>>>>
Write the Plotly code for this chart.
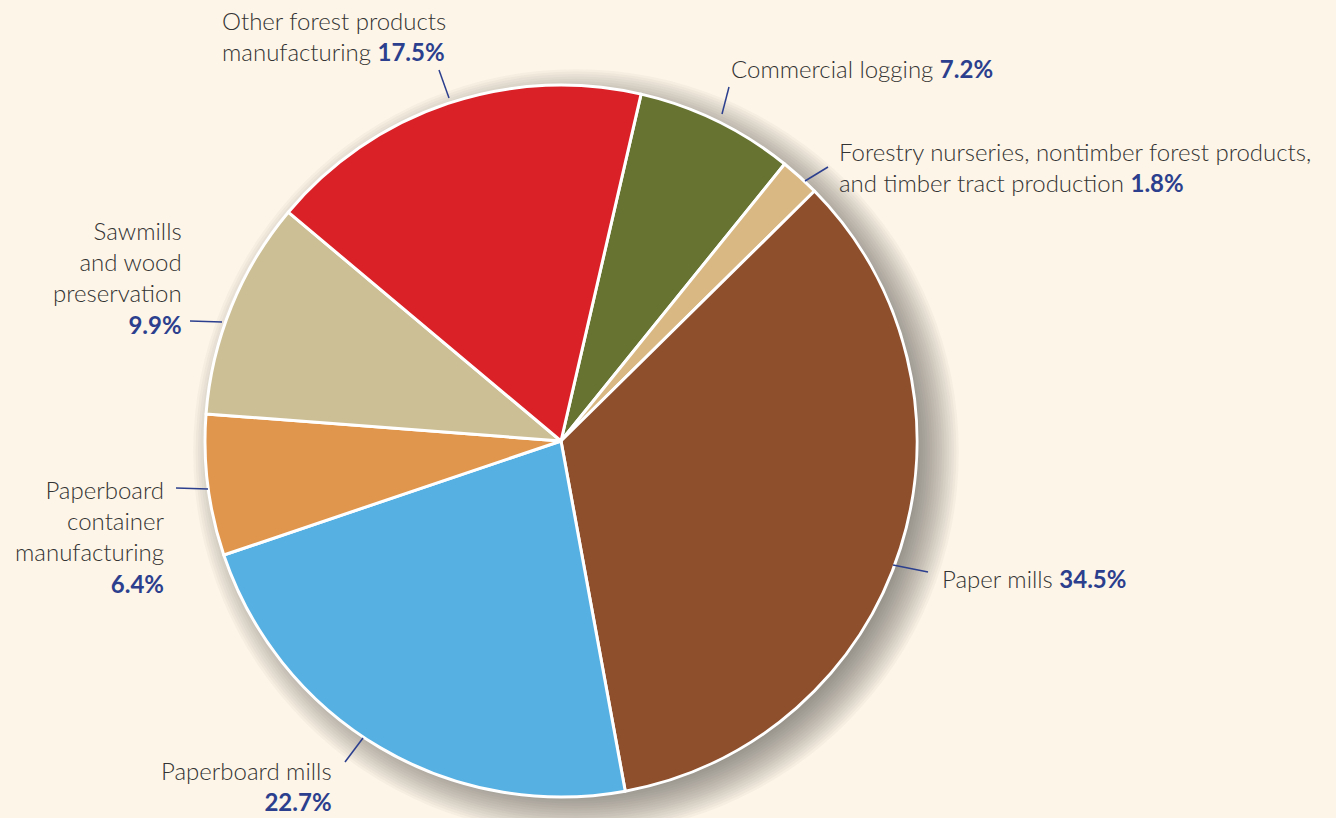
import plotly.graph_objects as go

# Share of the forest products sector, by industry (%)
categories = [
    "Commercial logging",
    "Forestry nurseries, nontimber forest products, and timber tract production",
    "Paper mills",
    "Paperboard mills",
    "Paperboard container manufacturing",
    "Sawmills and wood preservation",
    "Other forest products manufacturing",
]
shares = [7.2, 1.8, 34.5, 22.7, 6.4, 9.9, 17.5]
slice_colors = ["#677331", "#D9B883", "#8E4F2D", "#57B0E2", "#E0964C", "#CDBF95", "#DA2128"]

# Wrapped label text for each category (same order as above)
label_lines = [
    ["Commercial logging"],
    ["Forestry nurseries, nontimber forest products,", "and timber tract production"],
    ["Paper mills"],
    ["Paperboard mills", ""],
    ["Paperboard", "container", "manufacturing", ""],
    ["Sawmills", "and wood", "preservation", ""],
    ["Other forest products", "manufacturing"],
]

W, H = 1336, 818
BG = "#FDF5E7"
PCT_COLOR = "#2B3F8E"
TEXT_COLOR = "#333333"
FONT = "Lato"
FONT_SIZE = 24

# Pie placement in pixels
CX, CY, R = 561, 441, 356

def px(x):
    return x / W

def py(y):
    return 1 - y / H

# Label placement: (x, y, xanchor, align) in pixels, and leader line (x0, y0, x1, y1)
label_pos = [
    (729, 68, "left", "left"),
    (837, 167, "left", "left"),
    (940, 578, "left", "left"),
    (334, 786, "right", "right"),
    (167, 536, "right", "right"),
    (184, 277, "right", "right"),
    (220, 36, "left", "left"),
]
leaders = [
    (729, 87, 722, 114),
    (828, 167, 805, 181),
    (893, 565, 928, 572),
    (363, 738, 345, 762),
    (176, 488, 208, 489),
    (190, 321, 222, 322),
    (439, 70, 449, 98),
]

fig = go.Figure()

fig.add_trace(go.Pie(
    labels=categories,
    values=shares,
    sort=False,
    direction="clockwise",
    rotation=13,
    marker=dict(colors=slice_colors, line=dict(color="white", width=3)),
    textinfo="none",
    hoverinfo="label+percent",
    showlegend=False,
    domain=dict(x=[px(CX - R), px(CX + R)], y=[py(CY + R), py(CY - R)]),
))

shapes = []
# Soft drop shadow: stacked translucent discs offset to the lower right
for k in range(18):
    r = R - 14 + k * 2.4
    ox, oy = 15, 11
    shapes.append(dict(
        type="circle", xref="paper", yref="paper", layer="below",
        x0=px(CX + ox - r), x1=px(CX + ox + r),
        y0=py(CY + oy + r), y1=py(CY + oy - r),
        fillcolor="rgba(70,62,48,0.035)", line=dict(width=0),
    ))

# Leader lines
for (x0, y0, x1, y1) in leaders:
    shapes.append(dict(
        type="line", xref="paper", yref="paper",
        x0=px(x0), y0=py(y0), x1=px(x1), y1=py(y1),
        line=dict(color=PCT_COLOR, width=1.5),
    ))

annotations = []
for lines, val, (x, y, xa, al) in zip(label_lines, shares, label_pos):
    pct = f"<b><span style='color:{PCT_COLOR}'>{val:.1f}%</span></b>"
    parts = list(lines)
    if parts[-1] == "":
        parts[-1] = pct
    else:
        parts[-1] = parts[-1] + " " + pct
    annotations.append(dict(
        x=px(x), y=py(y), xref="paper", yref="paper",
        xanchor=xa, yanchor="middle", align=al,
        text="<br>".join(parts), showarrow=False,
        font=dict(family=FONT, size=FONT_SIZE, color=TEXT_COLOR, weight=300),
    ))

fig.update_layout(
    width=W, height=H,
    margin=dict(l=0, r=0, t=0, b=0),
    paper_bgcolor=BG, plot_bgcolor=BG,
    shapes=shapes, annotations=annotations,
)

fig.write_html("out.html")
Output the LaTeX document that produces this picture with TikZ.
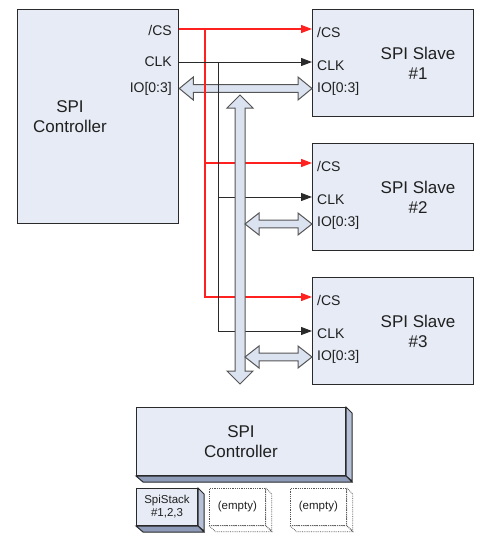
\documentclass[tikz,border=0pt]{standalone}
\usepackage{fontspec}
\setmainfont{Liberation Sans}
\usetikzlibrary{arrows.meta,calc}
\definecolor{boxfill}{HTML}{E6EBF5}
\definecolor{arrfill}{HTML}{DCE3F0}
\definecolor{sidefill}{HTML}{B6C0D6}
\definecolor{botfill}{HTML}{8E9CBA}
\definecolor{sigred}{HTML}{FF2020}
\definecolor{edge}{HTML}{2A2A2A}
\definecolor{txt}{HTML}{202020}
\newcommand\dblH[5]{%
 \filldraw[iobus] let \p1=(#1), \p2=(#2) in
 (\x1,\y1) -- (\x1+#5pt,\y1+#4pt) -- (\x1+#5pt,\y1+#3pt) -- (\x2-#5pt,\y1+#3pt) -- (\x2-#5pt,\y1+#4pt) -- (\x2,\y1)
 -- (\x2-#5pt,\y1-#4pt) -- (\x2-#5pt,\y1-#3pt) -- (\x1+#5pt,\y1-#3pt) -- (\x1+#5pt,\y1-#4pt) -- cycle;}
\newcommand\dblV[5]{%
 \filldraw[iobus] let \p1=(#1), \p2=(#2) in
 (\x1,\y1) -- (\x1+#4pt,\y1-#5pt) -- (\x1+#3pt,\y1-#5pt) -- (\x1+#3pt,\y2+#5pt) -- (\x1+#4pt,\y2+#5pt) -- (\x1,\y2)
 -- (\x1-#4pt,\y2+#5pt) -- (\x1-#3pt,\y2+#5pt) -- (\x1-#3pt,\y1-#5pt) -- (\x1-#4pt,\y1-#5pt) -- cycle;}
\begin{document}
\begin{tikzpicture}[x=1pt,y=-1pt,
 box/.style={draw=edge, line width=1.3pt, fill=boxfill, inner sep=0pt, anchor=north west},
 big/.style={font=\fontsize{17}{20}\selectfont, text=txt, align=center},
 port/.style={font=\fontsize{14}{15}\selectfont, text=txt, inner sep=0pt},
 csline/.style={color=sigred, line width=1.2pt},
 ckline/.style={color=edge, line width=1pt},
 tip/.style={-{Triangle[length=11pt,width=8pt]}},
 iobus/.style={draw=edge!80, fill=arrfill, line width=1pt, line join=miter},
 face/.style={draw=edge, line width=1pt, fill=boxfill, inner sep=0pt, anchor=north west},
 sidef/.style={draw=edge, line width=1pt, fill=sidefill},
 botf/.style={draw=edge, line width=1pt, fill=botfill},
 ghost/.style={draw=edge!80, densely dotted, line width=0.8pt, fill=white},
 small/.style={font=\fontsize{11.5}{13}\selectfont, text=txt, align=center}]
\useasboundingbox (0,0) rectangle (482,541);

% boxes
\node[box, minimum width=161pt, minimum height=214pt] (ctrl) at (17,9) {};
\node[box, minimum width=161pt, minimum height=107pt] (s1) at (312,9) {};
\node[box, minimum width=161pt, minimum height=107pt] (s2) at (312,143) {};
\node[box, minimum width=161pt, minimum height=107pt] (s3) at (312,277) {};

\node[big] (ctrltxt) at (70,117) {SPI\\Controller};
\node[big] (s1txt) at (418,63) {SPI Slave\\\#1};
\node[big] (s2txt) at (418,197) {SPI Slave\\\#2};
\node[big] (s3txt) at (418,331) {SPI Slave\\\#3};

% controller port labels
\node[port, anchor=east] (lcs) at (172,30) {/CS};
\node[port, anchor=east] (lck) at (172,62) {CLK};
\node[port, anchor=east] (lio) at (172,89) {IO[0:3]};
% slave port labels
\foreach \s/\t in {s1/9,s2/143,s3/277}{
 \node[port, anchor=west] (\s-lcs) at (317,\t+23) {/CS};
 \node[port, anchor=west] (\s-lck) at (317,\t+57) {CLK};
 \node[port, anchor=west] (\s-lio) at (317,\t+80) {IO[0:3]};
}

% port coordinates
\coordinate (c-cs) at (ctrl.east |- 0,29);
\coordinate (c-ck) at (ctrl.east |- 0,62);
\coordinate (c-io) at (ctrl.east |- 0,88.5);
\coordinate (s1-cs) at (s1.west |- 0,29);
\coordinate (s1-ck) at (s1.west |- 0,62);
\coordinate (s1-io) at (s1.west |- 0,88.5);
\coordinate (s2-cs) at (s2.west |- 0,163);
\coordinate (s2-ck) at (s2.west |- 0,197);
\coordinate (s2-io) at (s2.west |- 0,224);
\coordinate (s3-cs) at (s3.west |- 0,297);
\coordinate (s3-ck) at (s3.west |- 0,331);
\coordinate (s3-io) at (s3.west |- 0,357);
\coordinate (jcs) at (205,29);
\coordinate (jck) at (218,62);
\coordinate (bustop) at (240,95);
\coordinate (busbot) at (240,384);
\coordinate (bus2) at (245,224);
\coordinate (bus3) at (245,357);

% horizontal IO bus controller -> slave 1
\dblH{c-io}{s1-io}{3.8}{11.5}{14}

% chip select (red)
\draw[csline, tip] (c-cs) -- (s1-cs);
\draw[csline] (jcs) -- (jcs |- s2-cs);
\draw[csline, tip] (jcs |- s2-cs) -- (s2-cs);
\draw[csline, tip] (jcs |- s2-cs) |- (s3-cs);

% clock (black)
\draw[ckline, tip] (c-ck) -- (s1-ck);
\draw[ckline] (jck) -- (jck |- s2-ck);
\draw[ckline, tip] (jck |- s2-ck) -- (s2-ck);
\draw[ckline, tip] (jck |- s2-ck) |- (s3-ck);

% vertical IO bus and branches
\dblV{bustop}{busbot}{5}{13}{13}
\dblH{bus2}{s2-io}{3.8}{11}{14}
\dblH{bus3}{s3-io}{3.8}{11}{14}

% bottom 3D block diagram
\node[face, minimum width=209pt, minimum height=68pt] (bctrl) at (136,407) {};
\filldraw[sidef] (bctrl.north east) -- ++(6,6) -- ++(0,68) -- (bctrl.south east) -- cycle;
\filldraw[botf] (bctrl.south west) -- (bctrl.south east) -- ++(6,6) -- ++(-209,0) -- cycle;
\node[big] (bctrltxt) at (bctrl.center) {SPI\\Controller};

\node[face, minimum width=61pt, minimum height=37pt] (stack) at (136,488) {};
\filldraw[sidef] (stack.north east) -- ++(6,6) -- ++(0,37) -- (stack.south east) -- cycle;
\filldraw[botf] (stack.south west) -- (stack.south east) -- ++(6,6) -- ++(-61,0) -- cycle;
\node[small] (stacktxt) at (stack.center) {SpiStack\\\#1,2,3};

\foreach \n/\x in {e1/209,e2/290}{
 \node[ghost, inner sep=0pt, anchor=north west, minimum width=56pt, minimum height=37pt] (\n) at (\x,488) {};
 \filldraw[ghost] (\n.north east) -- ++(6,6) -- ++(0,37) -- (\n.south east) -- cycle;
 \filldraw[ghost] (\n.south west) -- (\n.south east) -- ++(6,6) -- ++(-56,0) -- cycle;
 \node[small] (\n txt) at (\n.center) {(empty)};
}
\end{tikzpicture}
\end{document}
<<<<
=== What you should do ===
Skip every picture and return the lines above from the top through the one that contains "import plotly.graph_objects as go".

=== Written response ===
Write the Plotly code for this chart.
import plotly.graph_objects as go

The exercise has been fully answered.